Concessionary fares for students
University and college students seem often to benefit from local public transportation discount schemes (or even free travel) that are organised and administered through partnerships (often branded as U-Pass) between the institutions in which they are studying and the local transportation authority. For example, all students (and staff) in universities and colleges that are part of the University of Texas system can use their ID cards on local public transportation to travel free.
Other concessionary fares
All cities appear to offer free travel to uniformed police, firemen and military personnel. Many include categories of disability (particularly blindness) and some (at least Chicago, and San Francisco) operate schemes which provide heavily discounted or free public transportation to residents living on low incomes.

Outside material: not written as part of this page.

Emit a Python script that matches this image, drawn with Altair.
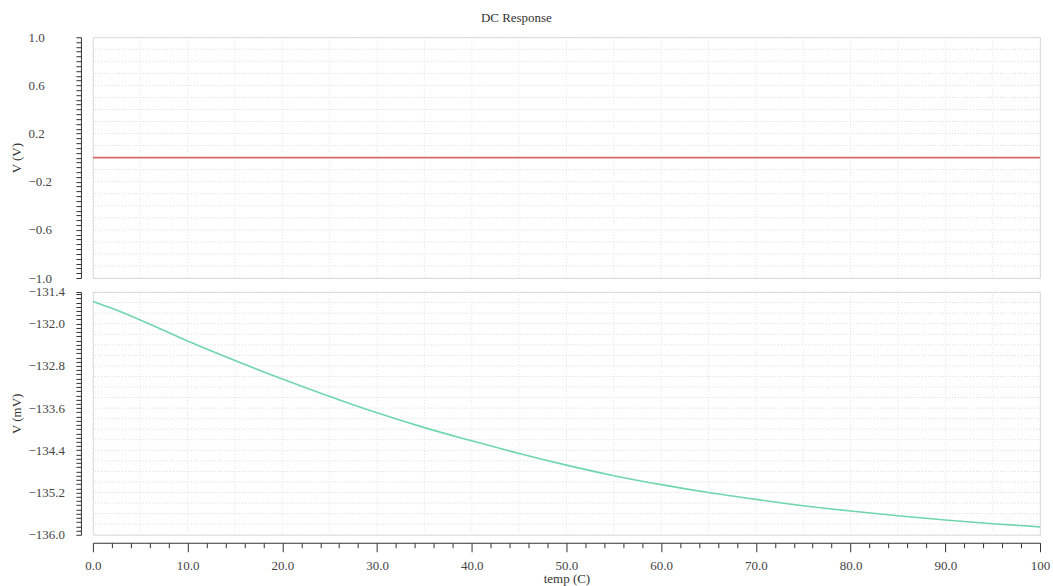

Subjectively, the quality of infrastructure and vehicles appears to be roughly the same as in UK cities (perhaps a little ageing in Boston and Chicago, but perfectly adequate).
Public transportation access to the two major international airports I visited (Boston and Los Angeles) was very poor, and much worse than anywhere in the UK or Europe. By contrast, access to the two much smaller airports in Texas (San Antonio and Austin) was much better. I was especially impressed by the well organised busway route from downtown Austin to the airport.
Almost all public transportation operators seem to be publicly owned. The only exception I was aware of was the operator of the Logan Express, Paul Revere Transportation which was a private coach company working under a franchise agreement with the airport.
I understand that the Federal Tax Code allows employers to encourage employees to use public transportation by providing subsidies to its use that are non-taxable benefits. There seems to be growing interest in partnerships between public transportation operators and employers to facilitate this. There is also growing interest in the idea of free local public transportation across the USA.